Fabrication of Polycaprolactone-Chitosan/Curcumin Polymer Composite Fibers and Evaluation of Their in Vitro Release Kinetic Behavior and Antibacterial-Antifungal Activity

Abstract

Microencapsulation is an attractive method in the production of controlled release and targeted delivery systems and is widely used to increase the bioavailability of antimicrobial molecules. Chitosan (CS) is commonly used as the wall material of microcapsules and demonstrates antibacterial and antifungal features. In this study, curcumin (CUR) and CS as bioactive substances were loaded in polycaprolactone (PCL) by microencapsulation method.
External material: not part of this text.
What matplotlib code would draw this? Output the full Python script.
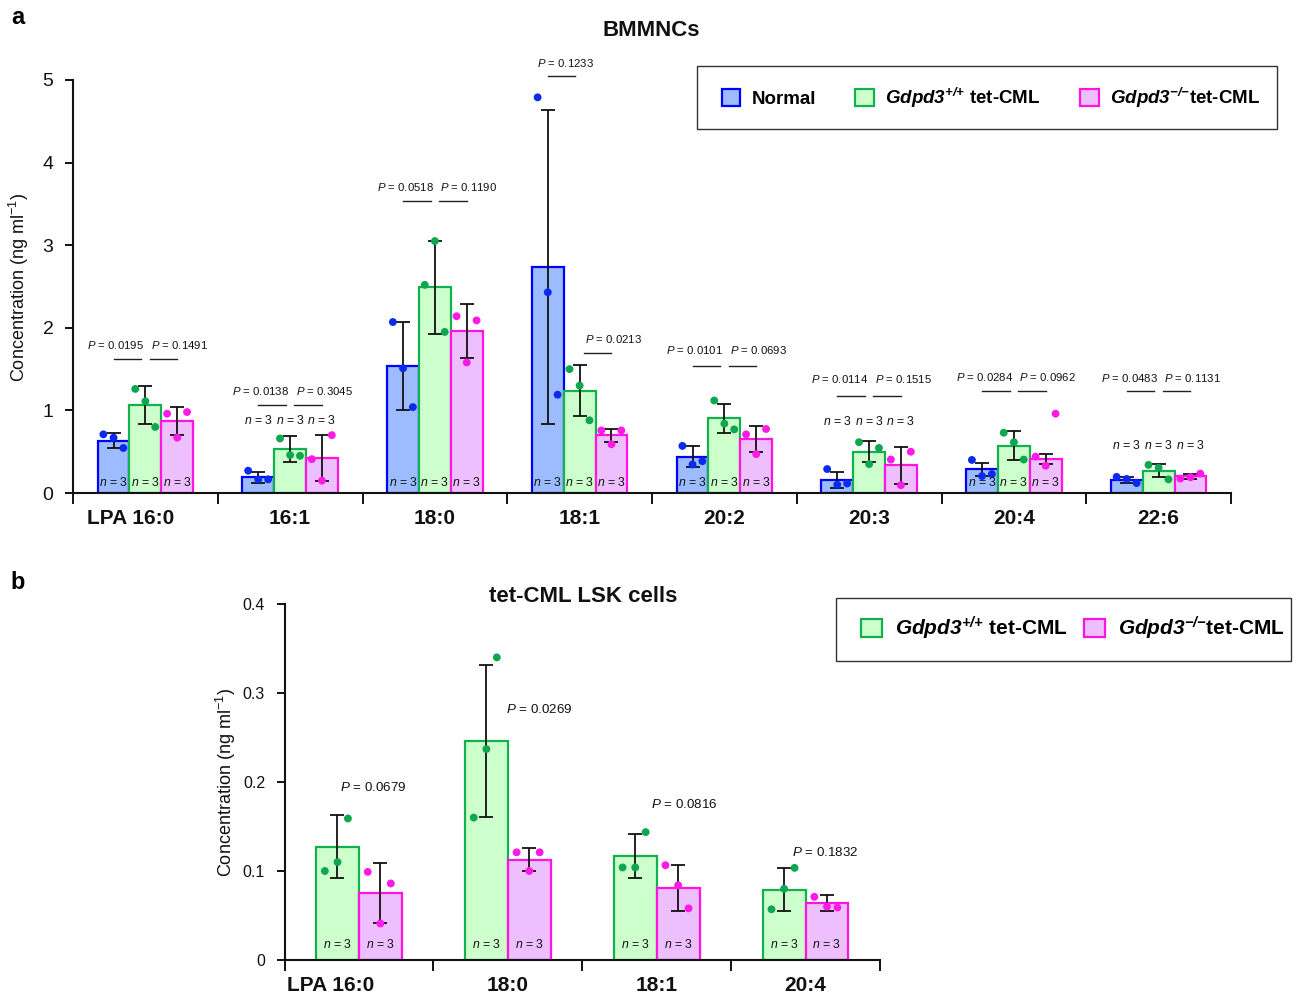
import matplotlib
matplotlib.use('Agg')
import matplotlib.pyplot as plt
from matplotlib.patches import Patch, Rectangle
import matplotlib.transforms as mtransforms
import numpy as np

plt.rcParams['font.family'] = ['Liberation Sans', 'DejaVu Sans']
plt.rcParams['mathtext.fontset'] = 'custom'
plt.rcParams['mathtext.rm'] = 'Liberation Sans'
plt.rcParams['mathtext.it'] = 'Liberation Sans:italic'
plt.rcParams['mathtext.bf'] = 'Liberation Sans:bold'
plt.rcParams['mathtext.bfit'] = 'Liberation Sans:italic:bold'

# ---------------- Data: panel a (BMMNCs) ----------------
cats_a = ['LPA 16:0', '16:1', '18:0', '18:1', '20:2', '20:3', '20:4', '22:6']
normal_mean = [0.635, 0.19, 1.54, 2.74, 0.44, 0.16, 0.285, 0.155]
normal_sd = [0.09, 0.07, 0.53, 1.90, 0.125, 0.095, 0.075, 0.035]
normal_pts = [[0.71, 0.67, 0.545], [0.27, 0.165, 0.165], [2.07, 1.51, 1.04],
              [4.79, 2.43, 1.19], [0.57, 0.345, 0.385], [0.29, 0.10, 0.115],
              [0.40, 0.205, 0.23], [0.195, 0.17, 0.12]]
wt_mean = [1.065, 0.53, 2.49, 1.24, 0.905, 0.50, 0.575, 0.27]
wt_sd = [0.23, 0.16, 0.565, 0.305, 0.175, 0.13, 0.17, 0.08]
wt_pts = [[1.26, 1.11, 0.80], [0.66, 0.46, 0.45], [2.52, 3.05, 1.95],
          [1.50, 1.30, 0.88], [1.12, 0.84, 0.77], [0.615, 0.35, 0.545],
          [0.73, 0.615, 0.405], [0.34, 0.305, 0.165]]
ko_mean = [0.87, 0.425, 1.96, 0.70, 0.655, 0.335, 0.41, 0.20]
ko_sd = [0.17, 0.28, 0.33, 0.08, 0.155, 0.22, 0.06, 0.03]
ko_pts = [[0.96, 0.67, 0.98], [0.41, 0.15, 0.70], [2.14, 1.58, 2.09],
          [0.757, 0.59, 0.757], [0.71, 0.47, 0.775], [0.405, 0.095, 0.50],
          [0.44, 0.33, 0.96], [0.175, 0.19, 0.235]]
p_normal_wt = ['0.0195', '0.0138', '0.0518', '0.1233', '0.0101', '0.0114', '0.0284', '0.0483']
p_wt_ko = ['0.1491', '0.3045', '0.1190', '0.0213', '0.0693', '0.1515', '0.0962', '0.1131']
n_a = 3

# ---------------- Data: panel b (tet-CML LSK cells) ----------------
cats_b = ['LPA 16:0', '18:0', '18:1', '20:4']
wt_b_mean = [0.1275, 0.246, 0.117, 0.079]
wt_b_sd = [0.035, 0.085, 0.025, 0.024]
wt_b_pts = [[0.100, 0.110, 0.159], [0.160, 0.237, 0.340], [0.104, 0.104, 0.1437], [0.057, 0.080, 0.1035]]
ko_b_mean = [0.075, 0.1125, 0.081, 0.064]
ko_b_sd = [0.0335, 0.013, 0.026, 0.009]
ko_b_pts = [[0.099, 0.041, 0.086], [0.121, 0.100, 0.121], [0.1065, 0.084, 0.058], [0.071, 0.060, 0.059]]
p_b = ['0.0679', '0.0269', '0.0816', '0.1832']
n_b = 3

# ---------------- Layout / styles ----------------
# annotation heights (data units) for panel a
p1_text_y = [1.79, 1.23, 3.71, 5.20, 1.73, 1.38, 1.40, 1.39]
p1_line_y = [1.62, 1.06, 3.54, 5.05, 1.54, 1.17, 1.24, 1.23]
p2_text_y = [1.79, 1.23, 3.71, 1.87, 1.73, 1.38, 1.40, 1.39]
p2_line_y = [1.62, 1.06, 3.54, 1.69, 1.54, 1.17, 1.24, 1.23]
p1_text_dx = [-0.205, -0.205, -0.205, -0.10, -0.205, -0.205, -0.205, -0.205]
n_label_y_a = [0.127, 0.875, 0.127, 0.127, 0.127, 0.865, 0.127, 0.57]
# panel b annotation positions
pb_dx = [0.097, 0.208, 0.182, 0.131]
pb_y = [0.194, 0.281, 0.175, 0.1207]

c_normal = dict(fill='#9dbcff', edge='#0000ff', dot='#0a2af0')
c_wt = dict(fill='#ccffcc', edge='#13b050', dot='#0fa650')
c_ko = dict(fill='#eebfff', edge='#ff14e0', dot='#ff1ae6')

W, H = 1295, 996
fig = plt.figure(figsize=(W / 100, H / 100), dpi=100)


def rect(l, t, r, b):
    return [l / W, 1 - b / H, (r - l) / W, (b - t) / H]


def fx(x):
    return x / W


def fy(y):
    return 1 - y / H


def style_axes(ax, ncat, ylim, yticks, yticklabels, ysize):
    ax.set_xlim(-0.5, ncat - 0.5)
    ax.set_ylim(*ylim)
    for s in ['top', 'right']:
        ax.spines[s].set_visible(False)
    for s in ['left', 'bottom']:
        ax.spines[s].set_linewidth(1.5)
        ax.spines[s].set_color('#111111')
    ax.set_yticks(yticks)
    ax.set_yticklabels(yticklabels)
    ax.tick_params(axis='y', direction='out', length=6, width=1.4, labelsize=ysize, pad=8, colors='#111111')
    ax.set_xticks(np.arange(ncat + 1) - 0.5)
    ax.set_xticklabels([])
    ax.tick_params(axis='x', direction='out', length=8, width=1.4, colors='#111111')
    ax.set_facecolor('none')


def draw_series(ax, xs, mean, sd, pts, col, bw, offs):
    ax.bar(xs, mean, width=bw, color=col['fill'], edgecolor=col['edge'], linewidth=1.6, zorder=2)
    ax.errorbar(xs, mean, yerr=sd, fmt='none', ecolor='#111111', elinewidth=1.3,
                capsize=5, capthick=1.3, zorder=3)
    pts = np.asarray(pts)
    for j in range(3):
        ax.scatter(xs + offs[j], pts[:, j], s=32, color=col['dot'], edgecolors='none',
                   zorder=4, clip_on=False)


# ================= Panel a =================
axA = fig.add_axes(rect(73, 80, 1231, 493))
style_axes(axA, len(cats_a), (0, 5), [0, 1, 2, 3, 4, 5], ['0', '1', '2', '3', '4', '5'], 14)
xa = np.arange(len(cats_a))
bw_a = 0.22
offs_a = [-0.07, 0.0, 0.068]
series_a = [(normal_mean, normal_sd, normal_pts, c_normal),
            (wt_mean, wt_sd, wt_pts, c_wt),
            (ko_mean, ko_sd, ko_pts, c_ko)]
for k, (m, s, p, c) in enumerate(series_a):
    xs = xa + (k - 1) * bw_a
    draw_series(axA, xs, m, s, p, c, bw_a, offs_a)
    for i, x in enumerate(xs):
        axA.text(x, n_label_y_a[i], f'$n$ = {n_a}', ha='center', va='center', fontsize=8.8,
                 color='#111111', zorder=5)

for i in range(len(cats_a)):
    axA.text(i + p1_text_dx[i], p1_text_y[i], f'$P$ = {p_normal_wt[i]}', ha='center', va='center',
             fontsize=8.2, clip_on=False, color='#111111')
    axA.text(i + 0.235, p2_text_y[i], f'$P$ = {p_wt_ko[i]}', ha='center', va='center',
             fontsize=8.2, clip_on=False, color='#111111')
    axA.plot([i - 0.124 - 0.095, i - 0.124 + 0.095], [p1_line_y[i]] * 2, color='#222222', lw=1.0,
             clip_on=False)
    axA.plot([i + 0.124 - 0.095, i + 0.124 + 0.095], [p2_line_y[i]] * 2, color='#222222', lw=1.0,
             clip_on=False)

lab_tr_a = mtransforms.blended_transform_factory(axA.transData, axA.transAxes)
label_shift_a = [-0.103] + [0.0] * (len(cats_a) - 1)
for i, c in enumerate(cats_a):
    axA.text(i + label_shift_a[i], -26 / 413, c, transform=lab_tr_a, ha='center', va='center',
             fontsize=15, fontweight='bold', color='#111111')

fig.text(fx(19), fy(287), 'Concentration (ng ml$^{-1}$)', rotation=90, ha='center', va='center',
         fontsize=13, color='#111111')
fig.text(fx(651), fy(31), 'BMMNCs', ha='center', va='center', fontsize=16, fontweight='bold',
         color='#111111')
fig.text(fx(18), fy(18), 'a', ha='center', va='center', fontsize=17, fontweight='bold')

# legend a
fig.patches.append(Rectangle((fx(697), fy(129)), fx(1277) - fx(697), fy(66) - fy(129),
                             transform=fig.transFigure, facecolor='white', edgecolor='#333333',
                             linewidth=1.0, zorder=1))
handles_a = [Patch(facecolor=c_normal['fill'], edgecolor=c_normal['edge'], linewidth=1.6),
             Patch(facecolor=c_wt['fill'], edgecolor=c_wt['edge'], linewidth=1.6),
             Patch(facecolor=c_ko['fill'], edgecolor=c_ko['edge'], linewidth=1.6)]
sup_wt = r'$\mathbfit{Gdpd3}^{\mathbfit{{+}/{+}}}$'
sup_ko = r'$\mathbfit{Gdpd3}^{\mathbfit{{-}/{-}}}$'
labels_a = ['Normal', sup_wt + ' tet-CML', sup_ko + 'tet-CML']
legA = fig.legend(handles_a, labels_a, loc='center', bbox_to_anchor=(fx(991), fy(98)),
                  bbox_transform=fig.transFigure, ncol=3, frameon=False,
                  prop={'weight': 'bold', 'size': 13.5}, handlelength=1.0, handleheight=1.0,
                  handletextpad=0.6, columnspacing=2.1)

# ================= Panel b =================
axB = fig.add_axes(rect(284.5, 604, 880, 960))
style_axes(axB, len(cats_b), (0, 0.4), [0, 0.1, 0.2, 0.3, 0.4], ['0', '0.1', '0.2', '0.3', '0.4'], 11.5)
xb = np.arange(len(cats_b))
bw_b = 0.288
offs_b = [-0.085, 0.0, 0.07]
series_b = [(wt_b_mean, wt_b_sd, wt_b_pts, c_wt), (ko_b_mean, ko_b_sd, ko_b_pts, c_ko)]
for k, (m, s, p, c) in enumerate(series_b):
    xs = xb + (k - 0.5) * bw_b
    draw_series(axB, xs, m, s, p, c, bw_b, offs_b)
    for x in xs:
        axB.text(x, 0.017, f'$n$ = {n_b}', ha='center', va='center', fontsize=8.8,
                 color='#111111', zorder=5)
for i in range(len(cats_b)):
    axB.text(i + pb_dx[i], pb_y[i], f'$P$ = {p_b[i]}', ha='center', va='center', fontsize=9.6,
             color='#111111')

lab_tr_b = mtransforms.blended_transform_factory(axB.transData, axB.transAxes)
label_shift_b = [-0.188] + [0.0] * (len(cats_b) - 1)
for i, c in enumerate(cats_b):
    axB.text(i + label_shift_b[i], -25 / 356, c, transform=lab_tr_b, ha='center', va='center',
             fontsize=15, fontweight='bold', color='#111111')

fig.text(fx(226), fy(782), 'Concentration (ng ml$^{-1}$)', rotation=90, ha='center', va='center',
         fontsize=13, color='#111111')
fig.text(fx(583), fy(596), 'tet-CML LSK cells', ha='center', va='center', fontsize=16,
         fontweight='bold', color='#111111')
fig.text(fx(18), fy(582), 'b', ha='center', va='center', fontsize=17, fontweight='bold')

fig.patches.append(Rectangle((fx(836), fy(661)), fx(1291) - fx(836), fy(598) - fy(661),
                             transform=fig.transFigure, facecolor='white', edgecolor='#333333',
                             linewidth=1.0, zorder=1))
handles_b = [Patch(facecolor=c_wt['fill'], edgecolor=c_wt['edge'], linewidth=1.6),
             Patch(facecolor=c_ko['fill'], edgecolor=c_ko['edge'], linewidth=1.6)]
labels_b = [sup_wt + ' tet-CML', sup_ko + 'tet-CML']
legB = fig.legend(handles_b, labels_b, loc='center', bbox_to_anchor=(fx(1073), fy(628)),
                  bbox_transform=fig.transFigure, ncol=2, frameon=False,
                  prop={'weight': 'bold', 'size': 15}, handlelength=1.0, handleheight=1.0,
                  handletextpad=0.6, columnspacing=0.8)

fig.savefig('out.png', dpi=100)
The electrospinning method was used for the production of microencapsulated biomaterials as polymer composite fibers. SEM analysis of polymer composites was performed and the fiber size of PCL-CUR/CS composite fiber was measured as 248.71 ± 98 nm. The bioactive release kinetics correlation coefficient (R2 ) value and mathematical model of the polymer compounds were analyzed as PCL-CS/CUR; 0.98, Zero order, PCL-CUR; 0.93, Korsmeyer-Peppas and PCL-CS; 0.95 Higuchi, respectively. Antifungal activity experiments were performed on the obtained polymer composite fibers and the minimum inhibitory concentrations of PCL-CS, PCL-CUR, and PCL-CS/CUR composite fibers against Aspergillus niger were determined as >5000 ppm, 750 ppm, 2500 ppm, and 2500 ppm, respectively. The minimum inhibitory concentrations of PCL-CS, PCL-CUR, and PCL-CS/CUR against Penicillium digitatum were >5000 ppm, 250 ppm, 1666 ppm, and 1666 ppm, respectively. These results revealed that PCL/-CS/CUR polymer composite fibers may be used as both antifungal and antibacterial bioactive material in tissue engineering applications.